LoneStarMadam wrote:As I said, I read it in a local publication & they quoted USDA.
i don't know for sure what the percentage is, but we're not called the worlds bread basket for nothing. I'm sure if you read all of the links, etc, you did see that, right?
Are you serious?
You do know for sure what a couple of related percentages are, because I just looked up the data for you, straight from the website of your own Government's Department of Agriculture.
They refute the number that you quoted, saying the US produces 63% of the world food supply. If the US only produces between 4% and 27% of a range of the world's staple foodstuffs -
including, by the way, the category that includes soybeans, which you had highlighted before as a specific US production strength - then no way it could still produce 63% of the total world food supply.

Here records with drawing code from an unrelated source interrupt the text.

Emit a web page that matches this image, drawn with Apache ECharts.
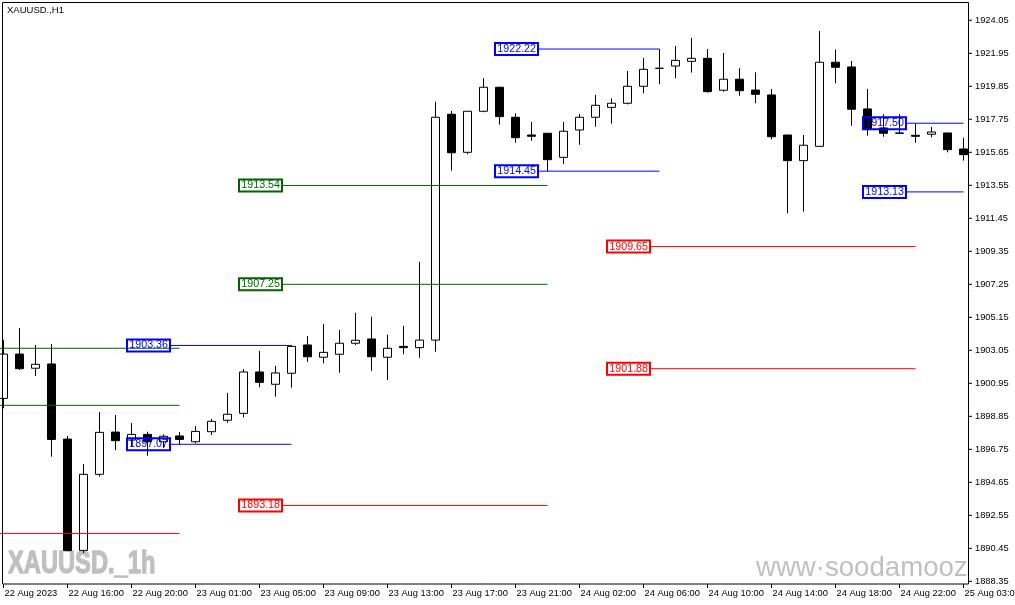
<!DOCTYPE html>
<html>
<head>
<meta charset="utf-8">
<script src="https://cdn.jsdelivr.net/npm/echarts@6/dist/echarts.min.js"></script>
<style>
html,body{margin:0;padding:0;background:#ffffff;}
#chart{width:1015px;height:605px;}
</style>
</head>
<body>
<div id="chart"></div>
<script>
// ---------------- DATA ----------------
const categories = [
  '22 Aug 12:00','22 Aug 13:00','22 Aug 14:00','22 Aug 15:00','22 Aug 16:00','22 Aug 17:00','22 Aug 18:00','22 Aug 19:00',
  '22 Aug 20:00','22 Aug 21:00','22 Aug 22:00','22 Aug 23:00',
  '23 Aug 01:00','23 Aug 02:00','23 Aug 03:00','23 Aug 04:00','23 Aug 05:00','23 Aug 06:00','23 Aug 07:00','23 Aug 08:00',
  '23 Aug 09:00','23 Aug 10:00','23 Aug 11:00','23 Aug 12:00','23 Aug 13:00','23 Aug 14:00','23 Aug 15:00','23 Aug 16:00',
  '23 Aug 17:00','23 Aug 18:00','23 Aug 19:00','23 Aug 20:00','23 Aug 21:00','23 Aug 22:00','23 Aug 23:00',
  '24 Aug 01:00','24 Aug 02:00','24 Aug 03:00','24 Aug 04:00','24 Aug 05:00','24 Aug 06:00','24 Aug 07:00','24 Aug 08:00',
  '24 Aug 09:00','24 Aug 10:00','24 Aug 11:00','24 Aug 12:00','24 Aug 13:00','24 Aug 14:00','24 Aug 15:00','24 Aug 16:00',
  '24 Aug 17:00','24 Aug 18:00','24 Aug 19:00','24 Aug 20:00','24 Aug 21:00','24 Aug 22:00','24 Aug 23:00',
  '25 Aug 01:00','25 Aug 02:00','25 Aug 03:00'
];
const firstCategoryLabel = '22 Aug 2023';

const opens = [
  1899.99,1902.81,1901.91,1902.18,1897.40,1890.32,1895.16,1897.85,1897.34,1897.70,
  1897.23,1897.60,1897.23,1897.87,1898.60,1899.04,1901.67,1900.89,1901.59,1903.39,
  1902.61,1902.80,1903.50,1903.77,1902.61,1903.30,1903.22,1903.70,1918.07,1915.65,
  1918.26,1919.79,1917.88,1916.75,1916.86,1915.33,1917.07,1917.88,1918.51,1918.77,
  1919.85,1920.99,1921.14,1921.44,1921.63,1919.60,1920.30,1919.61,1919.30,1916.75,
  1915.12,1916.03,1921.38,1921.08,1918.41,1917.20,1916.88,1916.73,1916.80,1916.88,
  1915.86
];
const highs = [
  1903.72,1904.47,1903.39,1903.45,1897.60,1895.81,1899.12,1898.93,1898.42,1897.87,
  1897.70,1897.85,1898.23,1898.68,1900.33,1901.86,1903.01,1902.05,1903.36,1903.96,
  1904.72,1904.34,1905.44,1905.19,1904.04,1904.60,1908.68,1918.87,1918.28,1918.27,
  1920.36,1919.82,1918.13,1917.58,1916.86,1917.58,1918.09,1919.30,1919.09,1920.82,
  1921.65,1922.22,1922.41,1922.92,1922.22,1921.97,1921.00,1920.74,1919.68,1916.75,
  1916.75,1923.37,1922.20,1921.46,1919.68,1918.07,1918.07,1917.47,1917.26,1916.88,
  1916.58
];
const lows = [
  1899.36,1901.80,1901.42,1896.28,1890.25,1890.15,1895.01,1896.70,1896.96,1896.34,
  1896.83,1897.07,1897.13,1897.66,1898.44,1898.78,1900.70,1900.10,1900.67,1902.32,
  1902.22,1901.62,1903.39,1901.75,1901.16,1902.80,1902.58,1902.96,1914.48,1915.52,
  1918.20,1917.41,1916.26,1916.39,1914.45,1914.90,1916.13,1917.28,1917.47,1918.70,
  1919.40,1919.98,1920.36,1920.72,1919.44,1919.51,1919.25,1918.77,1916.48,1911.77,
  1911.87,1916.00,1920.04,1917.34,1916.71,1916.64,1916.82,1916.26,1916.61,1915.65,
  1915.12
];
const closes = [
  1902.81,1901.88,1902.16,1897.38,1890.30,1895.16,1897.83,1897.30,1897.70,1897.23,
  1897.58,1897.38,1897.89,1898.53,1898.98,1901.67,1901.01,1901.61,1903.30,1902.64,
  1902.92,1903.50,1903.69,1902.64,1903.18,1903.22,1903.70,1917.88,1915.62,1918.26,
  1919.79,1917.92,1916.58,1916.67,1915.18,1916.99,1917.88,1918.64,1918.77,1919.85,
  1920.93,1921.00,1921.50,1921.63,1919.51,1920.30,1919.57,1919.34,1916.64,1915.12,
  1916.10,1921.38,1921.06,1918.39,1917.13,1916.86,1916.86,1916.67,1916.94,1915.82,
  1915.50
];

// price-axis ticks
const yTickValues = [
  1888.35,1890.45,1892.55,1894.65,1896.75,1898.85,1900.95,1903.05,1905.15,
  1907.25,1909.35,1911.45,1913.55,1915.65,1917.75,1919.85,1921.95,1924.05
];
const yMin = 1888.18;
const yMax = 1925.15;

// horizontal levels (start/end are bar indices; null start = from left edge)
const levelPrices  = [1903.36,1897.07,1913.54,1907.25,1893.18,1922.22,1914.45,1909.65,1901.88,1917.50,1913.13,1903.18,1899.55,1891.40];
const levelStart   = [8,8,15,15,15,31,31,38,38,54,54,null,null,null];
const levelEnd     = [18,18,34,34,34,41,41,57,57,60,60,11,11,11];
const levelKind    = ['blue','blue','green','green','red','blue','blue','red','red','blue','blue','green','green','red'];
const levelLabeled = [true,true,true,true,true,true,true,true,true,true,true,false,false,false];

const titleText = 'XAUUSD.,H1';
const watermarkSymbol = 'XAUUSD._1h';
const watermarkSite = 'www·soodamooz';

// ---------------- STYLE ----------------
const LEVEL_STYLE = {
  blue:  {line:'#0000ff', text:'#0000ff'},
  green: {line:'#006400', text:'#006400'},
  red:   {line:'#ff0000', text:'#ff0000'}
};
const FONT = '"Liberation Sans", Arial, sans-serif';
const BAR_PX = 16;          // one bar slot in px
const BOX_W = 43;           // label box width px
const BOX_SHIFT = 4.5;      // label box starts this many px left of its bar centre
const AXIS_INSET_PX = 2.5;  // price axis line sits this far inside the last slot edge
const TICK_PX = 4;          // price tick length
const N = categories.length;

const candleData = opens.map((o, i) => [o, closes[i], lows[i], highs[i]]);

const levelSeries = levelPrices.map((p, i) => {
  const st = LEVEL_STYLE[levelKind[i]];
  const x0 = levelStart[i] === null ? -0.5 : levelStart[i] + (BOX_W - BOX_SHIFT) / BAR_PX;
  const first = {value: [x0, p]};
  if (levelLabeled[i]) {
    first.label = {
      show: true, position: 'left', distance: 0,
      formatter: p.toFixed(2),
      color: st.text, fontFamily: FONT, fontSize: 10.7,
      borderColor: st.line, borderWidth: 1,
      padding: [1, 2, 1, 2], lineHeight: 10, width: 39,
      backgroundColor: 'transparent'
    };
  }
  return {
    type: 'line', xAxisIndex: 1, yAxisIndex: 0, z: 3,
    symbol: 'rect', symbolSize: 0, showSymbol: true, silent: true, animation: false,
    lineStyle: {color: st.line, width: 1},
    itemStyle: {color: st.line},
    label: {show: false},
    data: [first, {value: [levelEnd[i], p]}]
  };
});

// price-axis tick marks drawn as short segments outside the plot
const tickX0 = N - 0.5 - AXIS_INSET_PX / BAR_PX;
const tickX1 = tickX0 + TICK_PX / BAR_PX;
const tickSeries = yTickValues.map(v => ({
  type: 'line', xAxisIndex: 1, yAxisIndex: 0, z: 4, clip: false,
  symbol: 'none', silent: true, animation: false,
  lineStyle: {color: '#000', width: 1},
  data: [[tickX0, v], [tickX1, v]]
}));

const chart = echarts.init(document.getElementById('chart'), null, {renderer: 'canvas'});
chart.setOption({
  animation: false,
  backgroundColor: '#ffffff',
  grid: {left: -4.5, right: 43.5, top: 3, bottom: 21, containLabel: false, outerBoundsMode: 'none'},
  xAxis: [{
    type: 'category', data: categories, boundaryGap: true, gridIndex: 0,
    axisLine: {show: false},
    axisTick: {show: true, alignWithLabel: true, interval: 3, length: 4, lineStyle: {color: '#000', width: 1}},
    axisLabel: {
      interval: 3, align: 'left', margin: 5, padding: [0, 0, 0, 1],
      color: '#000', fontFamily: FONT, fontSize: 9.3,
      formatter: (v, idx) => idx === 0 ? firstCategoryLabel : v
    },
    splitLine: {show: false}
  }, {
    type: 'value', gridIndex: 0, min: -0.5, max: N - 0.5, show: false
  }],
  yAxis: [{
    type: 'value', position: 'right', offset: -AXIS_INSET_PX, min: yMin, max: yMax,
    splitLine: {show: false},
    axisLine: {show: false},
    axisTick: {show: false},
    axisLabel: {
      customValues: yTickValues, margin: 6,
      color: '#000', fontFamily: FONT, fontSize: 9.3,
      formatter: v => v.toFixed(2)
    },
    minorTick: {show: false}
  }],
  series: [{
    type: 'candlestick', xAxisIndex: 0, yAxisIndex: 0, z: 2,
    barWidth: 9, silent: true,
    itemStyle: {color: '#ffffff', color0: '#000000', borderColor: '#000000', borderColor0: '#000000', borderWidth: 1},
    data: candleData
  }].concat(levelSeries, tickSeries),
  graphic: [
    {type: 'rect', z: 100, silent: true, shape: {x: 2.5, y: 2.5, width: 966, height: 581.5},
     style: {fill: 'none', stroke: '#000', lineWidth: 1}},
    {type: 'text', z: 100, silent: true, x: 7, y: 5,
     style: {text: titleText, font: '9.5px ' + FONT, fill: '#000'}},
    {type: 'text', z: 1, silent: true, x: 8, y: 564, scaleX: 0.74,
     style: {text: watermarkSymbol, font: 'bold 32px ' + FONT, fill: '#c0c0c0', stroke: '#c0c0c0', lineWidth: 1.3, verticalAlign: 'middle', textVerticalAlign: 'middle'}},
    {type: 'text', z: 1, silent: true, x: 756, y: 568,
     style: {text: watermarkSite, font: '27.6px ' + FONT, fill: '#c0c0c0', verticalAlign: 'middle', textVerticalAlign: 'middle'}}
  ]
});
</script>
</body>
</html>
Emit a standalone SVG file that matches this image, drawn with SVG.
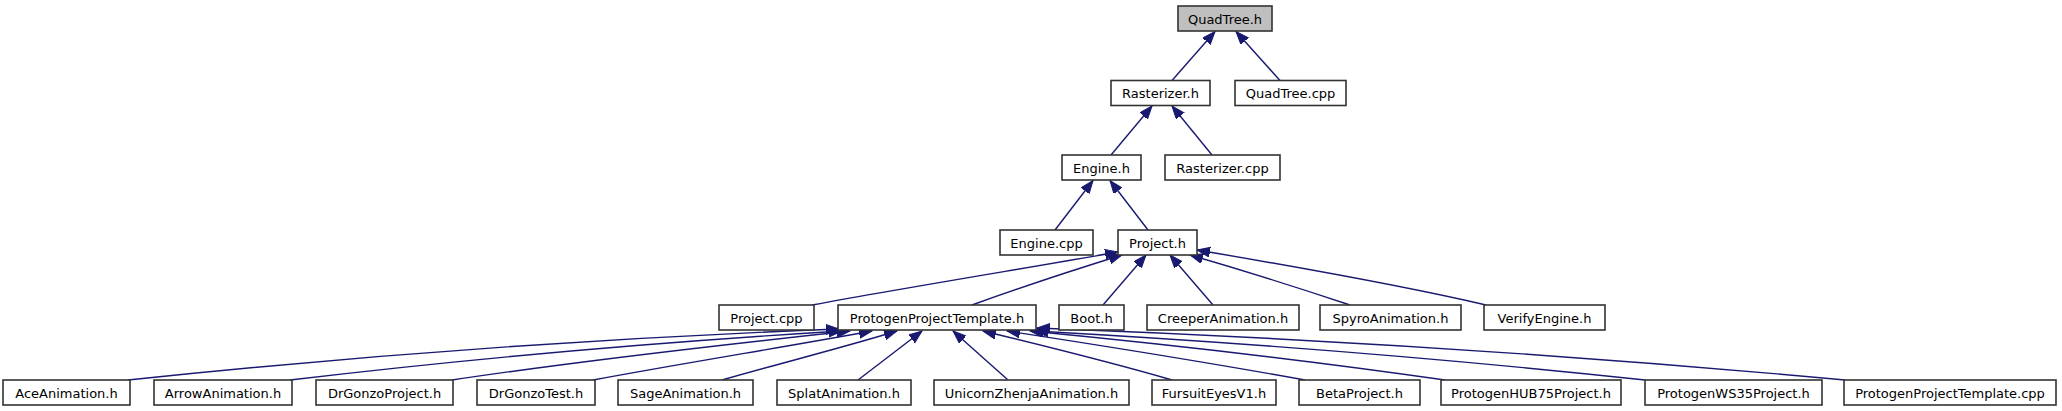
<svg xmlns="http://www.w3.org/2000/svg" width="2062" height="411" viewBox="0 0 2062 411">
<style>
.n rect{fill:#ffffff;stroke:#333333;stroke-width:1.6}
.n.root rect{fill:#bfbfbf}
.n text{font-family:"DejaVu Sans","Noto Sans",sans-serif;font-size:13px;fill:#000;text-anchor:middle}
.e path{fill:none;stroke:#191970;stroke-width:1.4;marker-end:url(#ah)}
</style>
<defs>
<marker id="ah" markerWidth="16" markerHeight="12" refX="13" refY="5" orient="auto" markerUnits="userSpaceOnUse">
<path d="M0,0 L13,5 L0,10 z" fill="#191970" stroke="#191970" stroke-width="1"/>
</marker>
</defs>
<rect width="2062" height="411" fill="#ffffff"/>
<g id="edges" class="e">
<path d="M1172,80.5 L1215,31.5"/>
<path d="M1280,80.5 L1236,31.5"/>
<path d="M1111,155 L1152,106"/>
<path d="M1212,155 L1172,106"/>
<path d="M1055,230 L1093,180.5"/>
<path d="M1148,230 L1110,180.5"/>
<path d="M812,305 C 920,285 1040,266 1118,252"/>
<path d="M972,305 C 1030,284 1080,268 1122,255"/>
<path d="M1103,305 L1146,255"/>
<path d="M1213,305 L1170,255"/>
<path d="M1350,305 C 1290,285 1235,268 1190,255"/>
<path d="M1486,305 C 1400,285 1280,264 1197,250"/>
<path d="M128,380 C 365,355 600,338 839,329"/>
<path d="M290,380 C 475,358 660,342 842,331"/>
<path d="M452,380 C 585,360 720,345 850,331"/>
<path d="M593,380 C 690,362 785,347 872,331"/>
<path d="M722,380 C 785,362 845,347 897,331"/>
<path d="M858,380 L922,331"/>
<path d="M1008,380 L953,331"/>
<path d="M1172,380 C 1110,362 1045,346 983,331"/>
<path d="M1305,380 C 1205,362 1105,346 1007,331"/>
<path d="M1445,380 C 1305,360 1165,344 1030,331"/>
<path d="M1645,380 C 1440,358 1235,342 1035,331"/>
<path d="M1845,380 C 1575,355 1305,338 1037,328"/>
</g>
<g id="n0" class="n root"><rect x="1178" y="6" width="94" height="25"/><text x="1225" y="23.5">QuadTree.h</text></g>
<g id="n1" class="n"><rect x="1111" y="80.5" width="99" height="25"/><text x="1160.5" y="98">Rasterizer.h</text></g>
<g id="n2" class="n"><rect x="1235" y="80.5" width="111" height="25"/><text x="1290.5" y="98">QuadTree.cpp</text></g>
<g id="n3" class="n"><rect x="1062" y="155" width="79" height="25"/><text x="1101.5" y="172.5">Engine.h</text></g>
<g id="n4" class="n"><rect x="1165" y="155" width="115" height="25"/><text x="1222.5" y="172.5">Rasterizer.cpp</text></g>
<g id="n5" class="n"><rect x="1000" y="230" width="93" height="25"/><text x="1046.5" y="247.5">Engine.cpp</text></g>
<g id="n6" class="n"><rect x="1118" y="230" width="79" height="25"/><text x="1157.5" y="247.5">Project.h</text></g>
<g id="n7" class="n"><rect x="719" y="305" width="95" height="25"/><text x="766.5" y="322.5">Project.cpp</text></g>
<g id="n8" class="n"><rect x="838" y="305" width="198" height="25"/><text x="937" y="322.5">ProtogenProjectTemplate.h</text></g>
<g id="n9" class="n"><rect x="1059" y="305" width="65" height="25"/><text x="1091.5" y="322.5">Boot.h</text></g>
<g id="n10" class="n"><rect x="1147" y="305" width="152" height="25"/><text x="1223" y="322.5">CreeperAnimation.h</text></g>
<g id="n11" class="n"><rect x="1320" y="305" width="141" height="25"/><text x="1390.5" y="322.5">SpyroAnimation.h</text></g>
<g id="n12" class="n"><rect x="1484" y="305" width="121" height="25"/><text x="1544.5" y="322.5">VerifyEngine.h</text></g>
<g id="n13" class="n"><rect x="3" y="380" width="127" height="25"/><text x="66.5" y="397.5">AceAnimation.h</text></g>
<g id="n14" class="n"><rect x="154" y="380" width="138" height="25"/><text x="223" y="397.5">ArrowAnimation.h</text></g>
<g id="n15" class="n"><rect x="316" y="380" width="137" height="25"/><text x="384.5" y="397.5">DrGonzoProject.h</text></g>
<g id="n16" class="n"><rect x="477" y="380" width="118" height="25"/><text x="536" y="397.5">DrGonzoTest.h</text></g>
<g id="n17" class="n"><rect x="618" y="380" width="135" height="25"/><text x="685.5" y="397.5">SageAnimation.h</text></g>
<g id="n18" class="n"><rect x="777" y="380" width="134" height="25"/><text x="844" y="397.5">SplatAnimation.h</text></g>
<g id="n19" class="n"><rect x="934" y="380" width="195" height="25"/><text x="1031.5" y="397.5">UnicornZhenjaAnimation.h</text></g>
<g id="n20" class="n"><rect x="1152" y="380" width="124" height="25"/><text x="1214" y="397.5">FursuitEyesV1.h</text></g>
<g id="n21" class="n"><rect x="1299" y="380" width="121" height="25"/><text x="1359.5" y="397.5">BetaProject.h</text></g>
<g id="n22" class="n"><rect x="1441" y="380" width="180" height="25"/><text x="1531" y="397.5">ProtogenHUB75Project.h</text></g>
<g id="n23" class="n"><rect x="1645" y="380" width="177" height="25"/><text x="1733.5" y="397.5">ProtogenWS35Project.h</text></g>
<g id="n24" class="n"><rect x="1844" y="380" width="212" height="25"/><text x="1950" y="397.5">ProtogenProjectTemplate.cpp</text></g>
</svg>
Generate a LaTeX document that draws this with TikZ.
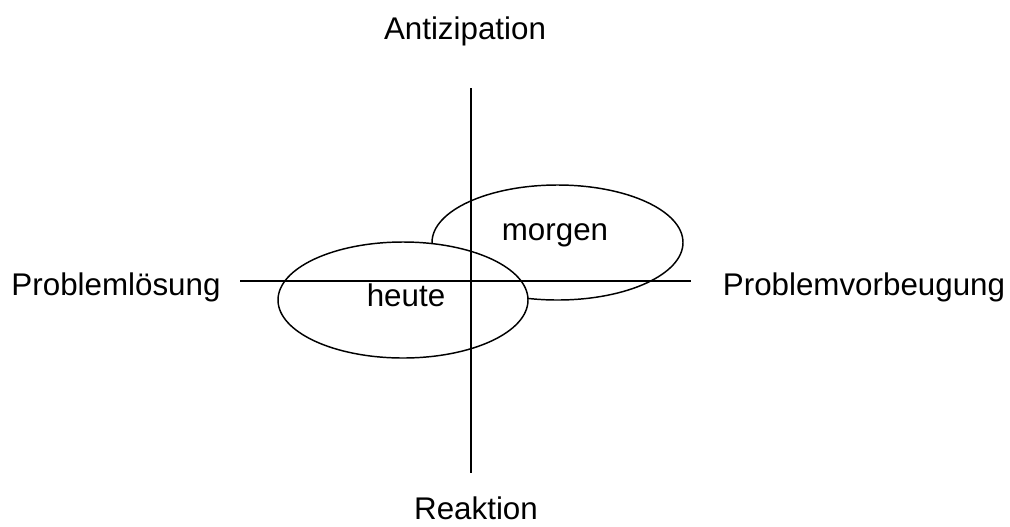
\documentclass[tikz,border=0pt]{standalone}
\usepackage{fontspec}
\setmainfont{Liberation Sans}
\usepackage{tikz}
\usetikzlibrary{shapes.geometric}
\tikzset{
  axis/.style={line width=1.5pt,color=black},
  bubble/.style={ellipse,draw=black,line width=1.1pt,inner sep=0pt},
  pole/.style={font=\fontsize{23.5}{28}\selectfont,anchor=base,inner sep=0pt},
  tag/.style={font=\fontsize{23.5}{28}\selectfont,anchor=base,inner sep=0pt}
}
\begin{document}
\begin{tikzpicture}[x=0.75pt,y=-0.75pt]
  \useasboundingbox (0,0) rectangle (1010,526);
  % Blasen
  \node[bubble, minimum width=188.25pt, minimum height=86.25pt] (morgenell) at (557.5,242.5) {};
  \node[bubble, fill=white, minimum width=187.5pt, minimum height=87pt] (heuteell) at (403,300) {};

  % Achsen
  \coordinate (atop) at (471,88);
  \coordinate (abot) at (471,473);
  \coordinate (aleft) at (240,281);
  \coordinate (aright) at (691,281);
  \draw[axis] (atop) -- (abot);
  \draw[axis] (aleft) -- (aright);

  \node[pole] (antiz) at (465,39) {Antizipation};
  \node[pole] (reakt) at (476,519) {Reaktion};
  \node[pole] (loesung) at (116,295) {Problemlösung};
  \node[pole] (vorbeug) at (864,295) {Problemvorbeugung};

  \node[tag] (morgen) at (555,240) {morgen};
  \node[tag] (heute) at (406,306) {heute};
\end{tikzpicture}
\end{document}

But you want us to shrug all those specific, detailed data from your own government off along with you, on the basis that you remember a story in a local newspaper saying the total opposite and quoting the USDA? Although you cant yourself actually find that data back either on the USDA site or elsewhere? (No, the first 20 links on Google with the search term you suggested provide no such information.)
Or do you want us to shrug off those comparative government data because, well, over there you colloquially refer to the US as "the world's breadbasket"? We don't. You can call yourself whatever you want, but it doesnt prove much. The Russians used to call their Black earth and Volga regions the world's bread basket. More power to them, but all I care about is what the data say. And they show the US producing 20% or less of the world's total grains, with even the top number within that category(41%) falling far short of your 63%.
Whether one looks at the National Academy of Sciences or the United States Department of Agriculture as a verifiable source, the data seem to directly contradict your claim. But you insist that we believe what you remember a local newspaper saying, instead?
I'm just kind of stunned that someone would believe that the US produces 63% of the world food supply in the first place. That implies a pretty warped perception of the world.